● **Job**:
Starting at the first line of the data, please print exactly those lines through the one that holds "plt.rcParams['font.family'] = ['Open", omitting every picture.

● **Available records**:
◆ ◆ ◆ ◆ ◆

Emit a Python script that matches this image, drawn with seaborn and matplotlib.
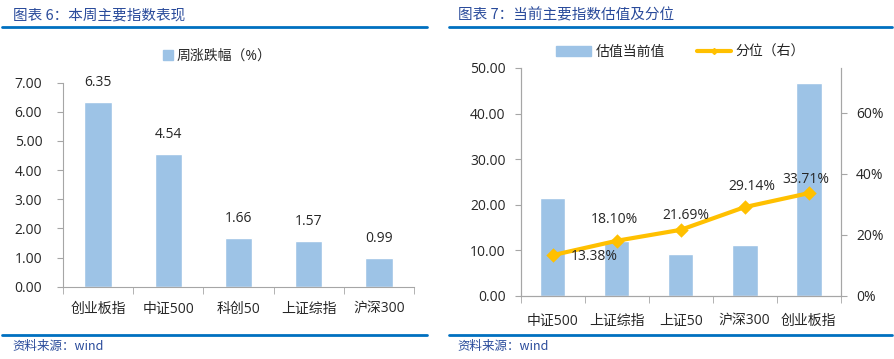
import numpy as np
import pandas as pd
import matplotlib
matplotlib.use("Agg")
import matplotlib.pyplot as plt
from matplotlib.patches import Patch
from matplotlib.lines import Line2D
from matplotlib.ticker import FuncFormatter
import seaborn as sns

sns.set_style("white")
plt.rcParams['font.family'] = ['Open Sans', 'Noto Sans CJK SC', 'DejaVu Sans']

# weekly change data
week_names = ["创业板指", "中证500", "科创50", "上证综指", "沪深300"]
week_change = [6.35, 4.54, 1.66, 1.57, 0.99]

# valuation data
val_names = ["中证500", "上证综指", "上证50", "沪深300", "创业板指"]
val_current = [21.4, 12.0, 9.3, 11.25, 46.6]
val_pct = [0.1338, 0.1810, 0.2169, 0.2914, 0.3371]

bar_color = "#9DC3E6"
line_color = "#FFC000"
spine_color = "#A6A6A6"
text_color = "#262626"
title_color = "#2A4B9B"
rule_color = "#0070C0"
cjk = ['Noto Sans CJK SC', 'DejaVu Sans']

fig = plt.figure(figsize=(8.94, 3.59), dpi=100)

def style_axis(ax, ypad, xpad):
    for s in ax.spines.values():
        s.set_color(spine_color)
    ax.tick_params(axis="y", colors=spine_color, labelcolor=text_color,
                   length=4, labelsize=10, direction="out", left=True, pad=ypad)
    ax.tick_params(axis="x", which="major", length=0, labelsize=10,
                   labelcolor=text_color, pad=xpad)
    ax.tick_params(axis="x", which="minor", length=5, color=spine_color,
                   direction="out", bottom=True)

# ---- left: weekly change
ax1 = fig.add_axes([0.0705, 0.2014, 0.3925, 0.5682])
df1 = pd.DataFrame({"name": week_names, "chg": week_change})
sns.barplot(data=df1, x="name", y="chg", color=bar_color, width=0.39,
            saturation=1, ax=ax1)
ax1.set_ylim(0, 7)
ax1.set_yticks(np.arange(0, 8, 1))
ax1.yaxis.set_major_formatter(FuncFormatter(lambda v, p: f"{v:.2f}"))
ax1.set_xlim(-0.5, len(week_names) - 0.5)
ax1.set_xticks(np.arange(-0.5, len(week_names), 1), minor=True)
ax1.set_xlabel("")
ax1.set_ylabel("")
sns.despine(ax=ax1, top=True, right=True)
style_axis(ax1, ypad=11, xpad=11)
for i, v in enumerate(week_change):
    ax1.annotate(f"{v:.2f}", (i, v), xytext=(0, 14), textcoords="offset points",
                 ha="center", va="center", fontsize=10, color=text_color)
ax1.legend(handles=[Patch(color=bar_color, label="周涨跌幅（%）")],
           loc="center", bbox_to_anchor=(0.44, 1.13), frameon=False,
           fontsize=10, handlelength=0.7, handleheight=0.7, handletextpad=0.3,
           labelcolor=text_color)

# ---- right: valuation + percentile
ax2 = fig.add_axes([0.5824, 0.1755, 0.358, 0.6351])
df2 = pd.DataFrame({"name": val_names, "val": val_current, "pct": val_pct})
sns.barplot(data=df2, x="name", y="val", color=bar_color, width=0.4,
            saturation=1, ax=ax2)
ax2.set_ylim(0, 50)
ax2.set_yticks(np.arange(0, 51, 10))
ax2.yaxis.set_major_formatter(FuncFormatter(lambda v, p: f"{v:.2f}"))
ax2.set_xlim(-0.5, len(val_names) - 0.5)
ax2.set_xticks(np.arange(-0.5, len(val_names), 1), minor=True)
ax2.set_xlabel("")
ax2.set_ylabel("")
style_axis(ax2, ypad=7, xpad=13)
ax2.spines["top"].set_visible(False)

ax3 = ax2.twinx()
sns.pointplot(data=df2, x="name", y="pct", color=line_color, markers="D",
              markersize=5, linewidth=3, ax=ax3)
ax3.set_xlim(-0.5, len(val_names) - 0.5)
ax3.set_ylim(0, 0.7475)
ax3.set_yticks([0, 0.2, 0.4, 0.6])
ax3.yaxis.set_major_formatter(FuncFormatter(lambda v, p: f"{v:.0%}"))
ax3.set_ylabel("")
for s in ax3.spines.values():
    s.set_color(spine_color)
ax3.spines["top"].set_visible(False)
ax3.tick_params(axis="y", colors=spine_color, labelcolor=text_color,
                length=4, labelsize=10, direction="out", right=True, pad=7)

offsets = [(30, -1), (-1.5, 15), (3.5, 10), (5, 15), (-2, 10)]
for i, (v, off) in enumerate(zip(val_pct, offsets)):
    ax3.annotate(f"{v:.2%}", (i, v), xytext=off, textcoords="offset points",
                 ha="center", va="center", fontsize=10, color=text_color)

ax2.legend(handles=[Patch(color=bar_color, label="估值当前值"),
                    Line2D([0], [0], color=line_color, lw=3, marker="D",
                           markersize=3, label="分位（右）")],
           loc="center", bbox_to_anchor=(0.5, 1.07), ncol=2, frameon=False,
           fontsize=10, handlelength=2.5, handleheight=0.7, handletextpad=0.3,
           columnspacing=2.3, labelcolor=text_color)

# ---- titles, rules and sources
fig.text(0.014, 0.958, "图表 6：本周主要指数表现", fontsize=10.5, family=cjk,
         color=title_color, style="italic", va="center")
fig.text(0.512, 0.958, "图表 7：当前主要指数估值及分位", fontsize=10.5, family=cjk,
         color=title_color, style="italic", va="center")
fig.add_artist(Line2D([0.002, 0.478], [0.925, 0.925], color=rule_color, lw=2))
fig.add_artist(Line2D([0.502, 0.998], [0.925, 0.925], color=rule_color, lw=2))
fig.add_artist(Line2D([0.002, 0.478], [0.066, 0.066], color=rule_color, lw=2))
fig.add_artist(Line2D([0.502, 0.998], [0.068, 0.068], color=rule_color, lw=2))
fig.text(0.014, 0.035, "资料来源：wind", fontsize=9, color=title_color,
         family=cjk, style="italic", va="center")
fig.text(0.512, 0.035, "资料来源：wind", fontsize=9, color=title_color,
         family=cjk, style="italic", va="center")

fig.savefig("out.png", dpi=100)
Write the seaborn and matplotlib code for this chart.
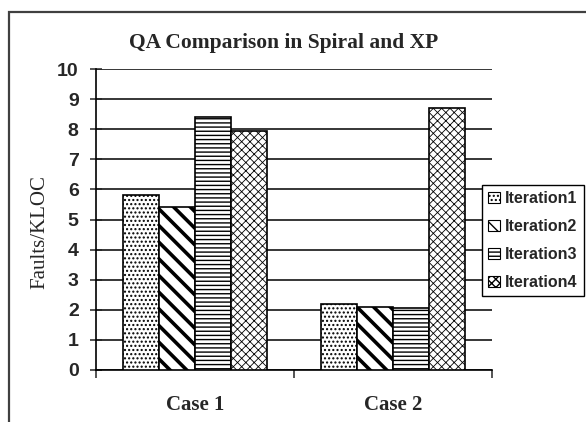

◆ ◆ ◆ ◆ ◆

● **Task solution**:
Emit a Python script that matches this image, drawn with seaborn and matplotlib.
import numpy as np
import pandas as pd
import matplotlib
matplotlib.use("Agg")
import matplotlib.pyplot as plt
from matplotlib.patches import Patch
from matplotlib.lines import Line2D
from matplotlib.ticker import FuncFormatter
import seaborn as sns

sns.set_style("white")
plt.rcParams['font.family'] = ['Open Sans', 'Noto Sans CJK SC', 'DejaVu Sans']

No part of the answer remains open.